Самое раннее впечатление моего бытия, которое я помню, был ужас, который я испытала, когда меня, двухлетнюю, обернутую в простыню, переносили из детской в соседнюю комнату, где нас, детей, — мы хворали все корью — натирали чем-то. Еще на руках у нашей бонны я увидела за стеклянной дверью какое-то чудовище без головы, царапающееся мохнатыми лапами по стеклу. Я закричала и закатилась неистовым ревом. Меня нельзя было ничем успокоить. Меня положили назад в кроватку. Пришла няня Дуня и принялась уверять меня, что это она стояла за дверью в накинутом на голову тулупе, вывернутом мехом вверх, и в доказательство принесла мне его показать. Но я закричала еще пуще, со мной провозились полночи.
И много-много лет спустя я без страха не могла видеть эту дверь, особенно в сумерках, мне мерещилось за ней мохнатое чудовище, которое скребется по стеклу лапами.
Верхние детские состояли из двух комнат и прихожей. Мы, младшие дети, — два брата, Алеша и Миша, и я — жили там совсем обособленной жизнью с няней Дуняшей, под началом немки бонны Амалии Ивановны Гедовиус. Старушка эта выходила в нашей семье шесть младших детей. Она нас мыла, одевала, кормила, водила гулять, не отходила от нас ни днем, ни ночью. Дуняша чистила наши платья, убирала наши комнаты, приносила из кухни в подвальном этаже готовую еду, мыла посуду, подогревала молоко на печурке и больше ничего. Обе печки-голландки топил дворник, приносивший дрова снизу, белье стирала прачка. Амалия Ивановна вечно что-то шила, штопала, вязала и возилась с нами. Дуняшу я не помню за работой, она часами сидела сложа руки у окна, украдкой щелкая подсолнухи, что ей запрещалось, или валялась одетая на своей постели. Она всегда ругала Амалию Ивановну и восстанавливала нас против «немки». Мы, дети, любившие в сущности незлобивую суетливую старушку, под влиянием Дуняши смеялись над ней и не слушались ее.
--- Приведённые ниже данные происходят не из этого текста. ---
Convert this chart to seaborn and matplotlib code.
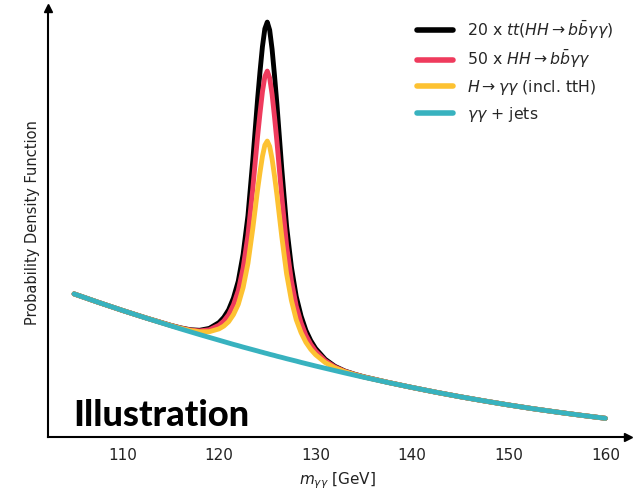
import numpy as np
import pandas as pd
import seaborn as sns
import matplotlib.pyplot as plt

# diphoton mass grid (GeV) and curve heights (arbitrary units)
mass = [105, 107.5, 110, 112.5, 115, 116, 117, 118, 119, 120,
        120.5, 121, 121.5, 122, 122.5, 123, 123.5, 124, 124.25, 124.5,
        124.75, 125, 125.25, 125.5, 125.75, 126, 126.5, 127, 127.5, 128,
        128.5, 129, 129.5, 130, 131, 132, 133, 134, 135, 137.5,
        140, 142.5, 145, 147.5, 150, 152.5, 155, 157.5, 160]

tthh = [1.430, 1.346, 1.265, 1.188, 1.116, 1.091, 1.072, 1.066, 1.085, 1.143,
        1.195, 1.271, 1.389, 1.558, 1.826, 2.211, 2.762, 3.378, 3.653, 3.902,
        4.081, 4.148, 4.068, 3.876, 3.615, 3.326, 2.685, 2.108, 1.698, 1.404,
        1.209, 1.065, 0.963, 0.885, 0.776, 0.706, 0.660, 0.628, 0.601, 0.545,
        0.494, 0.446, 0.401, 0.359, 0.319, 0.282, 0.248, 0.216, 0.186]

hh = [1.430, 1.346, 1.265, 1.188, 1.115, 1.089, 1.069, 1.060, 1.071, 1.117,
      1.159, 1.222, 1.321, 1.463, 1.689, 2.015, 2.482, 3.006, 3.239, 3.451,
      3.602, 3.658, 3.589, 3.425, 3.201, 2.954, 2.405, 1.912, 1.561, 1.309,
      1.141, 1.016, 0.927, 0.859, 0.762, 0.700, 0.657, 0.626, 0.600, 0.545,
      0.494, 0.446, 0.401, 0.359, 0.319, 0.282, 0.248, 0.216, 0.186]

hgg = [1.430, 1.346, 1.265, 1.188, 1.114, 1.087, 1.065, 1.051, 1.052, 1.080,
       1.108, 1.152, 1.223, 1.326, 1.493, 1.735, 2.083, 2.474, 2.648, 2.805,
       2.917, 2.958, 2.904, 2.779, 2.610, 2.422, 2.006, 1.632, 1.365, 1.172,
       1.043, 0.946, 0.876, 0.822, 0.743, 0.691, 0.653, 0.624, 0.599, 0.545,
       0.494, 0.446, 0.401, 0.359, 0.319, 0.282, 0.248, 0.216, 0.186]

bkg = [1.430, 1.346, 1.265, 1.187, 1.111, 1.081, 1.052, 1.023, 0.995, 0.967,
       0.953, 0.939, 0.925, 0.912, 0.898, 0.885, 0.872, 0.859, 0.852, 0.846,
       0.839, 0.833, 0.826, 0.820, 0.814, 0.807, 0.795, 0.782, 0.770, 0.758,
       0.745, 0.733, 0.721, 0.709, 0.686, 0.663, 0.640, 0.618, 0.596, 0.544,
       0.494, 0.446, 0.401, 0.359, 0.319, 0.282, 0.248, 0.216, 0.186]

labels = [r'20 x $tt(HH\rightarrow b\bar{b}\gamma\gamma)$',
          r'50 x $HH\rightarrow b\bar{b}\gamma\gamma$',
          r'$H\rightarrow\gamma\gamma$ (incl. ttH)',
          r'$\gamma\gamma$ + jets']
colors = ['#000000', '#ef3b5d', '#fdc232', '#38b2bf']
xticks = [110, 120, 130, 140, 150, 160]

sns.set_style('white')
plt.rcParams['font.family'] = ['DejaVu Sans']

df = pd.concat([
    pd.DataFrame({'mass': mass, 'pdf': vals, 'sample': lab})
    for vals, lab in zip([tthh, hh, hgg, bkg], labels)
])

fig = plt.figure(figsize=(6.44, 4.92), dpi=100)
ax = fig.add_axes([0.0745, 0.112, 0.900, 0.872])

sns.lineplot(data=df, x='mass', y='pdf', hue='sample', hue_order=labels,
             palette=colors, linewidth=3.5, sort=False, ax=ax, legend=False)

ax.set_xlim(102.3, 162.3)
ax.set_ylim(0, 4.29)
ax.set_xticks(xticks)
ax.set_yticks([])
ax.tick_params(axis='x', length=0, labelsize=11, labelcolor='#222222', pad=8)
ax.set_xlabel(r'$m_{\gamma\gamma}$ [GeV]', fontsize=11, color='#222222', labelpad=5)
ax.set_ylabel('Probability Density Function', fontsize=10.5, color='#222222', labelpad=6)

sns.despine(ax=ax)
for s in ['left', 'bottom']:
    ax.spines[s].set_linewidth(1.5)
    ax.spines[s].set_color('black')
ax.plot(1, 0, '>k', ms=6, transform=ax.transAxes, clip_on=False)
ax.plot(0, 1, '^k', ms=6, transform=ax.transAxes, clip_on=False)

handles = [plt.Line2D([], [], color=c, lw=4) for c in colors]
ax.legend(handles, labels, loc='upper right', bbox_to_anchor=(1.0, 1.008),
          frameon=False, fontsize=11.3, handlelength=2.3, labelspacing=0.48,
          handletextpad=0.9)

ax.text(0.043, 0.025, 'Illustration', transform=ax.transAxes, color='black',
        family='Lato', fontweight='black', fontsize=26, va='baseline')

fig.savefig('out.png', dpi=100)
Родителей своих мы до восьми лет мало видели, так же как и старших сестер и братьев. К матери нас водили здороваться каждое утро на минуту. Войдя в ее спальню, мы подходили к ней по очереди, целовали ее в лоб, который она подставляла нам. Она осматривала нас внимательно, спрашивала Амалию Ивановну, как мы себя ведем, делала какие-нибудь замечания, если наши уши или шея казались ей недостаточно чистыми или платье было неаккуратно надето. Затем нас отпускали. Уходили мы не без радостного облегчения. Дуняша наверху встречала нас и всегда спрашивала со злорадством: «Ну что, влетело немке?»
Наверх к нам мать редко поднималась, и только по делу. Чаще всего, когда кто-нибудь из нас болел, она приводила доктора, объясняла Амалии Ивановне, какое когда давать лекарство, как ставить компресс. Или она осматривала наш гардероб, мерила на нас платья, которые нам перешивала домашняя портниха. Если заходила в нашу комнату, она садилась на диван, иногда брала брата Мишу (младшего) на руки и, поговорив с нами немного, задремывала сидя на диване. Тогда надо было соблюдать тишину, что нам было трудно, и мы поэтому тяготились ее посещениями. Мы со старшим братом прозвали ее «la marmotte» (сурок) по секрету от всех, и я помню, как я ужасалась про себя этой дерзости, которая казалась мне кощунственной.